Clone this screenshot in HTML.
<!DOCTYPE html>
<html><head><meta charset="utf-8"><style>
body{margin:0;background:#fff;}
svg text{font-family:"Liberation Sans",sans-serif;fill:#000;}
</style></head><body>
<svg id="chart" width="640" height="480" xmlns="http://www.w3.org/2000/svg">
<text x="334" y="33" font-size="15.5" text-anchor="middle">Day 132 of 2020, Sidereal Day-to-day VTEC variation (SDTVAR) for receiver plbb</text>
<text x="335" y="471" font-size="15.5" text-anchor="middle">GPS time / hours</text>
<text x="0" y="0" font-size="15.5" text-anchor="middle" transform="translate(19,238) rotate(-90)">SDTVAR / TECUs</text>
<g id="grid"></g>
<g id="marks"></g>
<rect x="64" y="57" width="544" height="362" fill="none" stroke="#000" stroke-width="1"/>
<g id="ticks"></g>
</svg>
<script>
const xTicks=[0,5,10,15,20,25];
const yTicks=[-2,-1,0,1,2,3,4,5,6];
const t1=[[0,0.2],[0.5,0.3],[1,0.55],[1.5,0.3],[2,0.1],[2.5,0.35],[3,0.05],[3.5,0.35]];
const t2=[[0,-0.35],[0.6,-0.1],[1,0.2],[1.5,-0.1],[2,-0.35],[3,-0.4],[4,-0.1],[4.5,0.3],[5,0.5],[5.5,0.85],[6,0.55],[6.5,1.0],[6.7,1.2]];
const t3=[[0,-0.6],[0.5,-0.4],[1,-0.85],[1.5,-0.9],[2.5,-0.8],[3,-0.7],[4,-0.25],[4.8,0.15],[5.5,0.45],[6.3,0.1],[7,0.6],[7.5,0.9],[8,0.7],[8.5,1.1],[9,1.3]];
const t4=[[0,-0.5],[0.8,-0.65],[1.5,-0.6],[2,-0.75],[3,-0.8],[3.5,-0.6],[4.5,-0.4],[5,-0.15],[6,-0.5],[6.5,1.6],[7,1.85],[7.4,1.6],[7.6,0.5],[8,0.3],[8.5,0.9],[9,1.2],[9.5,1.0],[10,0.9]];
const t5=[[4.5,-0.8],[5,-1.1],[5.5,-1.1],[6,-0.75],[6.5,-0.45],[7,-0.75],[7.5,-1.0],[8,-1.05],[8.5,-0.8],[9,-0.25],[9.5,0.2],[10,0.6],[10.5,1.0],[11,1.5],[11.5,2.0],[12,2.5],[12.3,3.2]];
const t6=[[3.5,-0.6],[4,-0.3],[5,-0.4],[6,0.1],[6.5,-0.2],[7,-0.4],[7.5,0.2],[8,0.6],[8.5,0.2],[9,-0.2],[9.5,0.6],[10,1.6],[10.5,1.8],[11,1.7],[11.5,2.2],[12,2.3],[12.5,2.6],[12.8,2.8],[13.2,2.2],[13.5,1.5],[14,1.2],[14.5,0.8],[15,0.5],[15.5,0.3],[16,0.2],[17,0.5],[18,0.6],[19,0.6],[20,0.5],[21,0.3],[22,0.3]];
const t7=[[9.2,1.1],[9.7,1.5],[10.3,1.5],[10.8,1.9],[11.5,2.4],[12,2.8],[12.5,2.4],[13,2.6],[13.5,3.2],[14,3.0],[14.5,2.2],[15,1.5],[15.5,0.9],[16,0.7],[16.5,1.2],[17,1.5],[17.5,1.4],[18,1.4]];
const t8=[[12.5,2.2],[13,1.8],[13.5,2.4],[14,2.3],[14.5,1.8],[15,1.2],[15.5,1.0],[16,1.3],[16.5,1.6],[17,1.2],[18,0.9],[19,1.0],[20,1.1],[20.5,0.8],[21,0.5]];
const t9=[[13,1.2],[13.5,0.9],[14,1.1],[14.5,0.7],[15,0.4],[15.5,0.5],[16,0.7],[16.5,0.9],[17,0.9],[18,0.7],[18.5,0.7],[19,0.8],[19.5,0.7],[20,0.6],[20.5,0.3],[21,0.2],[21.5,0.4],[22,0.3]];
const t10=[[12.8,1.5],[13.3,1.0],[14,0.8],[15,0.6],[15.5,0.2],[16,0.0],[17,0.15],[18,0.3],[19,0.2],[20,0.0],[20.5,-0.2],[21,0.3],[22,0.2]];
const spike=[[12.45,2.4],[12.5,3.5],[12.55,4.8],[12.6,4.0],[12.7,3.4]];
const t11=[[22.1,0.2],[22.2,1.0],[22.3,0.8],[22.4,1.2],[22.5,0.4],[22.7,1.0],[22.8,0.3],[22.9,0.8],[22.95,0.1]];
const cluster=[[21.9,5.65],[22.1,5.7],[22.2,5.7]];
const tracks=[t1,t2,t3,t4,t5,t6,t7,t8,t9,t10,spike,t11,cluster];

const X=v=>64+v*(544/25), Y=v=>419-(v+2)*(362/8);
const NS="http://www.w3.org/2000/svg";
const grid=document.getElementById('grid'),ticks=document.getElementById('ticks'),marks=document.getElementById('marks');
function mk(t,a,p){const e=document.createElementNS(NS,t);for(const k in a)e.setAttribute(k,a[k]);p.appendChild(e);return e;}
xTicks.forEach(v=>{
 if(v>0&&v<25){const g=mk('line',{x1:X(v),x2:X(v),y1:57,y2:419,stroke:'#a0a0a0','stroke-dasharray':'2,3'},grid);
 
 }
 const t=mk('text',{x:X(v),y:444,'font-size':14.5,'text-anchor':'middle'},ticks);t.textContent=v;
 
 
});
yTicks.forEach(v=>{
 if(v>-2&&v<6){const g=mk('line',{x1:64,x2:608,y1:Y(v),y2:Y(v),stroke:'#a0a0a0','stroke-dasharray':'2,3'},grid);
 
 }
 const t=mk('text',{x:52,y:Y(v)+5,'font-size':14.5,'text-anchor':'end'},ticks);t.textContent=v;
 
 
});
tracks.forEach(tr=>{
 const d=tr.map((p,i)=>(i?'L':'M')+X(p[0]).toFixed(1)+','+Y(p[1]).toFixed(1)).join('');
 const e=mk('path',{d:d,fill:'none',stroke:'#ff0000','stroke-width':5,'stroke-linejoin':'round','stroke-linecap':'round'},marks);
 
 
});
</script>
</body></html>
--
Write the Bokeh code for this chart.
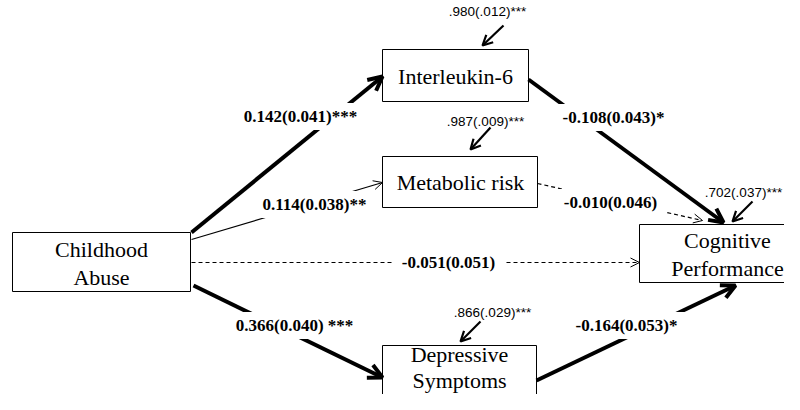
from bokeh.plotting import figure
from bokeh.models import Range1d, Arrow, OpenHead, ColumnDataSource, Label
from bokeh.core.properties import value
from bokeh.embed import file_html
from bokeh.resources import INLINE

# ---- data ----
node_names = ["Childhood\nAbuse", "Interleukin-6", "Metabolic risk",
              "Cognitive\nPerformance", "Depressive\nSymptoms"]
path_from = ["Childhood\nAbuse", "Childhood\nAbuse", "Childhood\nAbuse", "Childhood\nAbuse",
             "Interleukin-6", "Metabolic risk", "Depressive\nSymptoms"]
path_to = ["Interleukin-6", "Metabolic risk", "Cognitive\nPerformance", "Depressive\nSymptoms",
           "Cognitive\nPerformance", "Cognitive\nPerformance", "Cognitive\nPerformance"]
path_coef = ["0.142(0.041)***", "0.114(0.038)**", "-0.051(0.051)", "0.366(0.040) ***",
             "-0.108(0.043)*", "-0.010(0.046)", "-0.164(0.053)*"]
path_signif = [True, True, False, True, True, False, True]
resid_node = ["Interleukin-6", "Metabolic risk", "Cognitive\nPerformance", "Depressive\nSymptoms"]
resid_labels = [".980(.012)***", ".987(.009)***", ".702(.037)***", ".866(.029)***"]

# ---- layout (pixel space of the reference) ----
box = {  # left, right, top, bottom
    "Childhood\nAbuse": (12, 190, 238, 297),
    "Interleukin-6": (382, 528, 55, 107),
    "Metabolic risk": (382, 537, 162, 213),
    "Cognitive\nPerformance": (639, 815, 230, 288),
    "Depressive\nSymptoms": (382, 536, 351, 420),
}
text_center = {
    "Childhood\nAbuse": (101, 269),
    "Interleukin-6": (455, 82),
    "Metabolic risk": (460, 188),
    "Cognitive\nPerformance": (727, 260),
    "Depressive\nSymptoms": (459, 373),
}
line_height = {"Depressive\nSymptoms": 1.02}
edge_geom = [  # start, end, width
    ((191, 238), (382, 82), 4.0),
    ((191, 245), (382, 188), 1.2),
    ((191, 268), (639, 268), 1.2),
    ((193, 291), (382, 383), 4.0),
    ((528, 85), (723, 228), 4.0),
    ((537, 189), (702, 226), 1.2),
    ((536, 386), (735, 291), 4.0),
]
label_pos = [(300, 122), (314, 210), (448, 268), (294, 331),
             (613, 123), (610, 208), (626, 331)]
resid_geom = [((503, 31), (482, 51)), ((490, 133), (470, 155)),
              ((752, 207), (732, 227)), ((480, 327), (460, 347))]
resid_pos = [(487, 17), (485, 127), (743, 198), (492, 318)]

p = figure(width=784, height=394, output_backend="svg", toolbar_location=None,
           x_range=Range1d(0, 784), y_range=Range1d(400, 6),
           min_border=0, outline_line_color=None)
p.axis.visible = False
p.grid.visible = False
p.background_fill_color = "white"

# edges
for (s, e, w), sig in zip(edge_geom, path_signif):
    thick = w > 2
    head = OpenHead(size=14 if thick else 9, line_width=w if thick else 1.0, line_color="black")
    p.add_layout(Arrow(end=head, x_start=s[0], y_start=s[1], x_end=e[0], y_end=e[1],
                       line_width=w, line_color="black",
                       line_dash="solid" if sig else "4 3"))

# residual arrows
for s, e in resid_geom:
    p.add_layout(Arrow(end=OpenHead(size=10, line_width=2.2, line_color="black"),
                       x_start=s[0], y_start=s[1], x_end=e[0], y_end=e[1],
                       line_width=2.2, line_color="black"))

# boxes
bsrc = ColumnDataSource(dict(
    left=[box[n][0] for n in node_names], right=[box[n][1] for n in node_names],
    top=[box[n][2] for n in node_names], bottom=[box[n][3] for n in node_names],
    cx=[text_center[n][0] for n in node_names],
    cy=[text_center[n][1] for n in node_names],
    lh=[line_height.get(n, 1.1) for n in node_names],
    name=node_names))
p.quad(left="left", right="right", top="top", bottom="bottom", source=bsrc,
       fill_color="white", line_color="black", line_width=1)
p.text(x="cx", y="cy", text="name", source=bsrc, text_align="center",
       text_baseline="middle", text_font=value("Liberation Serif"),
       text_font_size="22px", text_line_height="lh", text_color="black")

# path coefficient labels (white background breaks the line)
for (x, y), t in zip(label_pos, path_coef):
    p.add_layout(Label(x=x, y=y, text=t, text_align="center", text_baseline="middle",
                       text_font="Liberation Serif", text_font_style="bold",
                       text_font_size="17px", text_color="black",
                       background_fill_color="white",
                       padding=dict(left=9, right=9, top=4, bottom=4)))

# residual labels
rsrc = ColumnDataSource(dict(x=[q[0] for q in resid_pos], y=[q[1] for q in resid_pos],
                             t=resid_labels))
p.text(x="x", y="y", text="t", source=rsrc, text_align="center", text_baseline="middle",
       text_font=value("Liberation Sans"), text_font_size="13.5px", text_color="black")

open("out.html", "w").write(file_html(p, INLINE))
* * *
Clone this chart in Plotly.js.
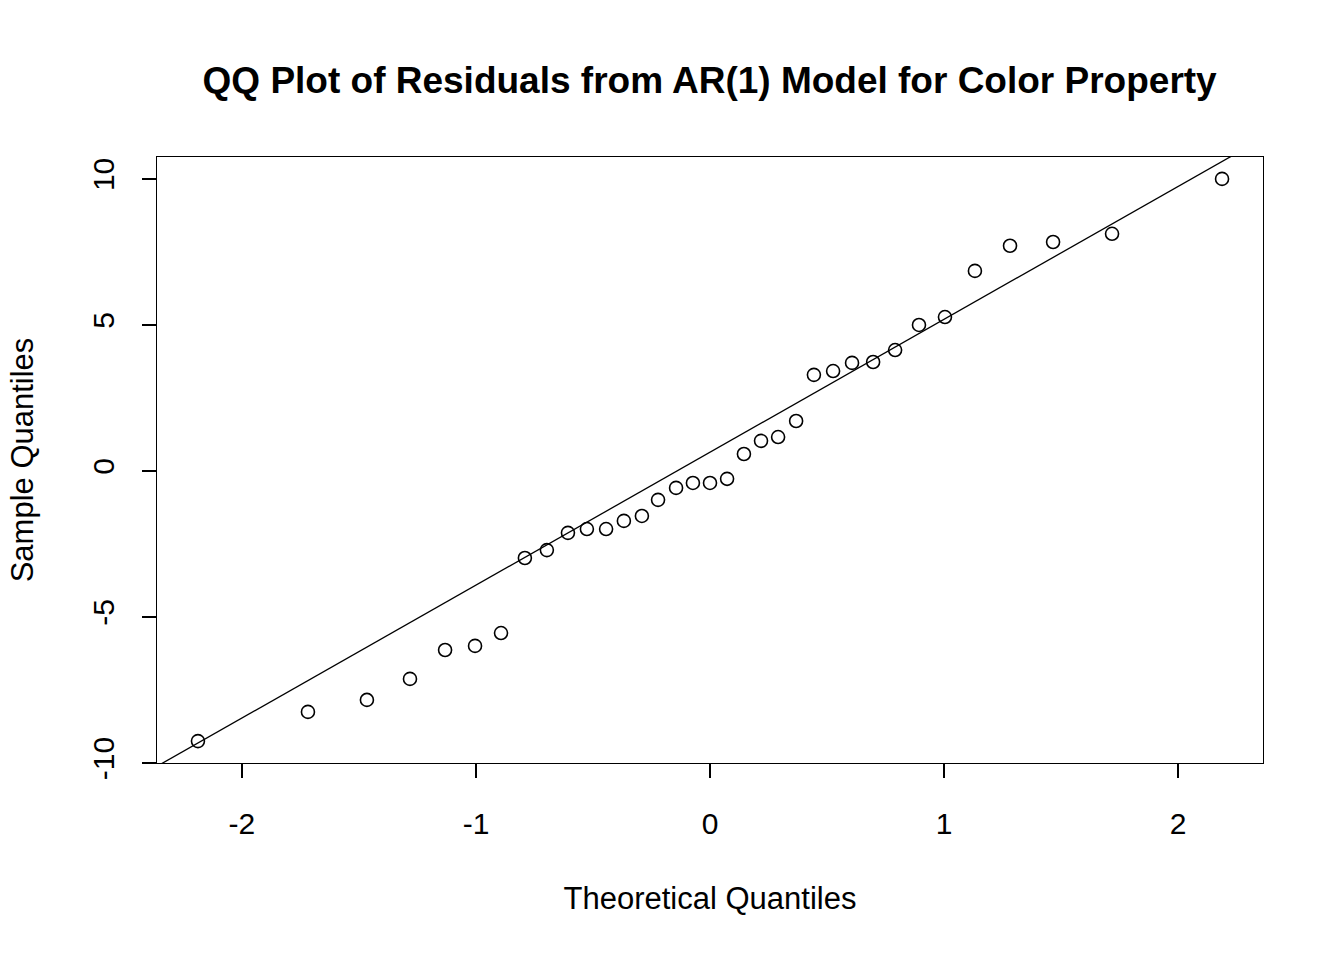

▶ Written task:
Report the number of lines of the listing above that hold the string "Clone", with no other text.

▶ Full answer:
2